> **DIRECTIONS**
Copy all the data exactly, except the pictures.

> **DATASET EXCERPT**
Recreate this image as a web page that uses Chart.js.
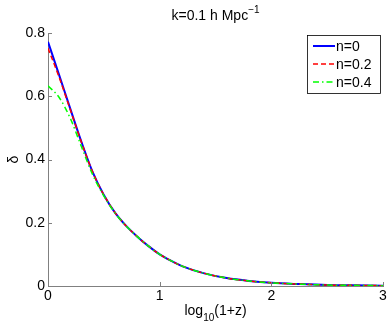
<!DOCTYPE html>
<html>
<head>
    <title>k=0.1 h Mpc-1</title>
    <style>
        body {
            margin: 0;
            padding: 0;
            background: #ffffff;
        }
        #chart-container {
            width: 389px;
            height: 327px;
        }
    </style>
    <script src="https://cdn.jsdelivr.net/npm/chart.js"></script>
</head>
<body>
    <div id="chart-container">
        <canvas id="deltaChart" width="389" height="327"></canvas>
    </div>
    <script>
        // log10(1+z) sample points
        const logZ = [0, 0.1, 0.2, 0.3, 0.4, 0.5, 0.6, 0.7, 0.8, 0.9, 1.0, 1.1, 1.2, 1.4, 1.6, 1.8, 2.0, 2.25, 2.5, 2.75, 3.0];
        // delta for each n
        const deltaN0  = [0.772, 0.667, 0.560, 0.455, 0.360, 0.288, 0.232, 0.190, 0.156, 0.126, 0.100, 0.080, 0.063, 0.040, 0.025, 0.016, 0.010, 0.006, 0.003, 0.002, 0.001];
        const deltaN02 = [0.752, 0.660, 0.557, 0.454, 0.360, 0.288, 0.232, 0.190, 0.156, 0.126, 0.100, 0.080, 0.063, 0.040, 0.025, 0.016, 0.010, 0.006, 0.003, 0.002, 0.001];
        const deltaN04 = [0.633, 0.596, 0.530, 0.440, 0.352, 0.285, 0.231, 0.190, 0.156, 0.126, 0.100, 0.080, 0.063, 0.040, 0.025, 0.016, 0.010, 0.006, 0.003, 0.002, 0.001];
        const seriesNames = ['n=0', 'n=0.2', 'n=0.4'];
        const xTicks = [0, 1, 2, 3];
        const yTicks = [0, 0.2, 0.4, 0.6, 0.8];

        const FONT = "'Liberation Sans', Arial, sans-serif";

        function toPoints(ys) {
            return logZ.map((x, i) => ({ x: x, y: ys[i] }));
        }

        const lineStyles = [
            { color: '#0000ff', width: 2, dash: [] },
            { color: '#ff0000', width: 1.5, dash: [5, 3] },
            { color: '#00ff00', width: 1.5, dash: [6, 3, 1.5, 3] }
        ];

        // matlab style: inward ticks, boxed legend, sub/superscript labels
        const decorations = {
            id: 'decorations',
            afterDraw(chart) {
                const ctx = chart.ctx;
                const xs = chart.scales.x;
                const ys = chart.scales.y;
                const area = chart.chartArea;
                ctx.save();

                // inward tick marks
                ctx.strokeStyle = '#808080';
                ctx.lineWidth = 1;
                ctx.beginPath();
                xTicks.forEach(v => {
                    const px = Math.round(xs.getPixelForValue(v)) + 0.5;
                    ctx.moveTo(px, area.bottom);
                    ctx.lineTo(px, area.bottom - 4);
                });
                yTicks.forEach(v => {
                    const py = Math.round(ys.getPixelForValue(v)) + 0.5;
                    ctx.moveTo(area.left, py);
                    ctx.lineTo(area.left + 4, py);
                });
                ctx.stroke();

                ctx.fillStyle = '#000';
                ctx.textBaseline = 'alphabetic';

                // title
                const cx = (area.left + area.right) / 2;
                const main = 'k=0.1 h Mpc';
                const sup = '\u22121';
                ctx.font = '10px ' + FONT;
                const supW = ctx.measureText(sup).width;
                ctx.font = '14px ' + FONT;
                const mainW = ctx.measureText(main).width;
                let tx = cx - (mainW + supW) / 2;
                ctx.textAlign = 'left';
                ctx.fillText(main, tx, 20);
                ctx.font = '10px ' + FONT;
                ctx.fillText(sup, tx + mainW, 13);

                // x axis title
                ctx.font = '14px ' + FONT;
                const p1 = 'log', p3 = '(1+z)';
                const w1 = ctx.measureText(p1).width;
                const w3 = ctx.measureText(p3).width;
                ctx.font = '10px ' + FONT;
                const p2 = '10';
                const w2 = ctx.measureText(p2).width;
                tx = cx - (w1 + w2 + w3) / 2;
                ctx.font = '14px ' + FONT;
                ctx.fillText(p1, tx, 315);
                ctx.fillText(p3, tx + w1 + w2, 315);
                ctx.font = '10px ' + FONT;
                ctx.fillText(p2, tx + w1, 321);

                // y axis title
                ctx.save();
                ctx.translate(18, (area.top + area.bottom) / 2);
                ctx.rotate(-Math.PI / 2);
                ctx.font = '14px ' + FONT;
                ctx.textAlign = 'center';
                ctx.fillText('\u03b4', 0, 0);
                ctx.restore();

                // legend box
                const bx = 307.5, by = 35.5, bw = 73, bh = 58;
                ctx.fillStyle = '#fff';
                ctx.fillRect(bx, by, bw, bh);
                ctx.strokeStyle = '#000';
                ctx.lineWidth = 0.8;
                ctx.strokeRect(bx, by, bw, bh);
                ctx.font = '14px ' + FONT;
                ctx.textAlign = 'left';
                ctx.textBaseline = 'middle';
                seriesNames.forEach((name, i) => {
                    const ly = 46 + i * 18;
                    const st = lineStyles[i];
                    ctx.beginPath();
                    ctx.strokeStyle = st.color;
                    ctx.lineWidth = st.width;
                    ctx.setLineDash(st.dash);
                    ctx.moveTo(313, ly);
                    ctx.lineTo(335, ly);
                    ctx.stroke();
                    ctx.setLineDash([]);
                    ctx.fillStyle = '#000';
                    ctx.fillText(name, 336, ly + 1);
                });

                ctx.restore();
            }
        };

        const datasets = [deltaN0, deltaN02, deltaN04].map((ys, i) => ({
            label: seriesNames[i],
            data: toPoints(ys),
            borderColor: lineStyles[i].color,
            borderWidth: lineStyles[i].width,
            borderDash: lineStyles[i].dash,
            pointRadius: 0,
            fill: false,
            cubicInterpolationMode: 'monotone',
            order: 3 - i
        }));

        new Chart(document.getElementById('deltaChart'), {
            type: 'scatter',
            data: { datasets: datasets },
            options: {
                responsive: false,
                animation: false,
                showLine: true,
                layout: {
                    padding: { top: 33, right: 6, left: 0, bottom: 0 }
                },
                plugins: {
                    legend: { display: false },
                    title: { display: false },
                    tooltip: { enabled: false }
                },
                scales: {
                    x: {
                        type: 'linear',
                        min: 0,
                        max: 3,
                        grid: { display: false, drawTicks: false },
                        border: { display: true, color: '#808080', width: 1 },
                        ticks: {
                            stepSize: 1,
                            padding: 2,
                            color: '#000',
                            font: { size: 14, family: FONT },
                            maxRotation: 0,
                            callback: v => xTicks.includes(v) ? String(v) : ''
                        },
                        afterFit(scale) { scale.height = 41; }
                    },
                    y: {
                        type: 'linear',
                        min: 0,
                        max: 0.8,
                        grid: { display: false, drawTicks: false },
                        border: { display: true, color: '#808080', width: 1 },
                        ticks: {
                            stepSize: 0.2,
                            padding: 3,
                            color: '#000',
                            font: { size: 14, family: FONT },
                            callback: v => {
                                const t = yTicks.find(y => Math.abs(y - v) < 1e-9);
                                return t === undefined ? '' : String(t);
                            }
                        },
                        afterFit(scale) { scale.width = 48; }
                    }
                }
            },
            plugins: [decorations]
        });
    </script>
</body>
</html>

> **SOLUTION TO THIS PROBLEM**
Recreate this image as a web page that uses Chart.js.
<!DOCTYPE html>
<html>
<head>
    <title>k=0.1 h Mpc-1</title>
    <style>
        body {
            margin: 0;
            padding: 0;
            background: #ffffff;
        }
        #chart-container {
            width: 389px;
            height: 327px;
        }
    </style>
    <script src="https://cdn.jsdelivr.net/npm/chart.js"></script>
</head>
<body>
    <div id="chart-container">
        <canvas id="deltaChart" width="389" height="327"></canvas>
    </div>
    <script>
        // log10(1+z) sample points
        const logZ = [0, 0.1, 0.2, 0.3, 0.4, 0.5, 0.6, 0.7, 0.8, 0.9, 1.0, 1.1, 1.2, 1.4, 1.6, 1.8, 2.0, 2.25, 2.5, 2.75, 3.0];
        // delta for each n
        const deltaN0  = [0.772, 0.667, 0.560, 0.455, 0.360, 0.288, 0.232, 0.190, 0.156, 0.126, 0.100, 0.080, 0.063, 0.040, 0.025, 0.016, 0.010, 0.006, 0.003, 0.002, 0.001];
        const deltaN02 = [0.752, 0.660, 0.557, 0.454, 0.360, 0.288, 0.232, 0.190, 0.156, 0.126, 0.100, 0.080, 0.063, 0.040, 0.025, 0.016, 0.010, 0.006, 0.003, 0.002, 0.001];
        const deltaN04 = [0.633, 0.596, 0.530, 0.440, 0.352, 0.285, 0.231, 0.190, 0.156, 0.126, 0.100, 0.080, 0.063, 0.040, 0.025, 0.016, 0.010, 0.006, 0.003, 0.002, 0.001];
        const seriesNames = ['n=0', 'n=0.2', 'n=0.4'];
        const xTicks = [0, 1, 2, 3];
        const yTicks = [0, 0.2, 0.4, 0.6, 0.8];

        const FONT = "'Liberation Sans', Arial, sans-serif";

        function toPoints(ys) {
            return logZ.map((x, i) => ({ x: x, y: ys[i] }));
        }

        const lineStyles = [
            { color: '#0000ff', width: 2, dash: [] },
            { color: '#ff0000', width: 1.5, dash: [5, 3] },
            { color: '#00ff00', width: 1.5, dash: [6, 3, 1.5, 3] }
        ];

        // matlab style: inward ticks, boxed legend, sub/superscript labels
        const decorations = {
            id: 'decorations',
            afterDraw(chart) {
                const ctx = chart.ctx;
                const xs = chart.scales.x;
                const ys = chart.scales.y;
                const area = chart.chartArea;
                ctx.save();

                // inward tick marks
                ctx.strokeStyle = '#808080';
                ctx.lineWidth = 1;
                ctx.beginPath();
                xTicks.forEach(v => {
                    const px = Math.round(xs.getPixelForValue(v)) + 0.5;
                    ctx.moveTo(px, area.bottom);
                    ctx.lineTo(px, area.bottom - 4);
                });
                yTicks.forEach(v => {
                    const py = Math.round(ys.getPixelForValue(v)) + 0.5;
                    ctx.moveTo(area.left, py);
                    ctx.lineTo(area.left + 4, py);
                });
                ctx.stroke();

                ctx.fillStyle = '#000';
                ctx.textBaseline = 'alphabetic';

                // title
                const cx = (area.left + area.right) / 2;
                const main = 'k=0.1 h Mpc';
                const sup = '\u22121';
                ctx.font = '10px ' + FONT;
                const supW = ctx.measureText(sup).width;
                ctx.font = '14px ' + FONT;
                const mainW = ctx.measureText(main).width;
                let tx = cx - (mainW + supW) / 2;
                ctx.textAlign = 'left';
                ctx.fillText(main, tx, 20);
                ctx.font = '10px ' + FONT;
                ctx.fillText(sup, tx + mainW, 13);

                // x axis title
                ctx.font = '14px ' + FONT;
                const p1 = 'log', p3 = '(1+z)';
                const w1 = ctx.measureText(p1).width;
                const w3 = ctx.measureText(p3).width;
                ctx.font = '10px ' + FONT;
                const p2 = '10';
                const w2 = ctx.measureText(p2).width;
                tx = cx - (w1 + w2 + w3) / 2;
                ctx.font = '14px ' + FONT;
                ctx.fillText(p1, tx, 315);
                ctx.fillText(p3, tx + w1 + w2, 315);
                ctx.font = '10px ' + FONT;
                ctx.fillText(p2, tx + w1, 321);

                // y axis title
                ctx.save();
                ctx.translate(18, (area.top + area.bottom) / 2);
                ctx.rotate(-Math.PI / 2);
                ctx.font = '14px ' + FONT;
                ctx.textAlign = 'center';
                ctx.fillText('\u03b4', 0, 0);
                ctx.restore();

                // legend box
                const bx = 307.5, by = 35.5, bw = 73, bh = 58;
                ctx.fillStyle = '#fff';
                ctx.fillRect(bx, by, bw, bh);
                ctx.strokeStyle = '#000';
                ctx.lineWidth = 0.8;
                ctx.strokeRect(bx, by, bw, bh);
                ctx.font = '14px ' + FONT;
                ctx.textAlign = 'left';
                ctx.textBaseline = 'middle';
                seriesNames.forEach((name, i) => {
                    const ly = 46 + i * 18;
                    const st = lineStyles[i];
                    ctx.beginPath();
                    ctx.strokeStyle = st.color;
                    ctx.lineWidth = st.width;
                    ctx.setLineDash(st.dash);
                    ctx.moveTo(313, ly);
                    ctx.lineTo(335, ly);
                    ctx.stroke();
                    ctx.setLineDash([]);
                    ctx.fillStyle = '#000';
                    ctx.fillText(name, 336, ly + 1);
                });

                ctx.restore();
            }
        };

        const datasets = [deltaN0, deltaN02, deltaN04].map((ys, i) => ({
            label: seriesNames[i],
            data: toPoints(ys),
            borderColor: lineStyles[i].color,
            borderWidth: lineStyles[i].width,
            borderDash: lineStyles[i].dash,
            pointRadius: 0,
            fill: false,
            cubicInterpolationMode: 'monotone',
            order: 3 - i
        }));

        new Chart(document.getElementById('deltaChart'), {
            type: 'scatter',
            data: { datasets: datasets },
            options: {
                responsive: false,
                animation: false,
                showLine: true,
                layout: {
                    padding: { top: 33, right: 6, left: 0, bottom: 0 }
                },
                plugins: {
                    legend: { display: false },
                    title: { display: false },
                    tooltip: { enabled: false }
                },
                scales: {
                    x: {
                        type: 'linear',
                        min: 0,
                        max: 3,
                        grid: { display: false, drawTicks: false },
                        border: { display: true, color: '#808080', width: 1 },
                        ticks: {
                            stepSize: 1,
                            padding: 2,
                            color: '#000',
                            font: { size: 14, family: FONT },
                            maxRotation: 0,
                            callback: v => xTicks.includes(v) ? String(v) : ''
                        },
                        afterFit(scale) { scale.height = 41; }
                    },
                    y: {
                        type: 'linear',
                        min: 0,
                        max: 0.8,
                        grid: { display: false, drawTicks: false },
                        border: { display: true, color: '#808080', width: 1 },
                        ticks: {
                            stepSize: 0.2,
                            padding: 3,
                            color: '#000',
                            font: { size: 14, family: FONT },
                            callback: v => {
                                const t = yTicks.find(y => Math.abs(y - v) < 1e-9);
                                return t === undefined ? '' : String(t);
                            }
                        },
                        afterFit(scale) { scale.width = 48; }
                    }
                }
            },
            plugins: [decorations]
        });
    </script>
</body>
</html>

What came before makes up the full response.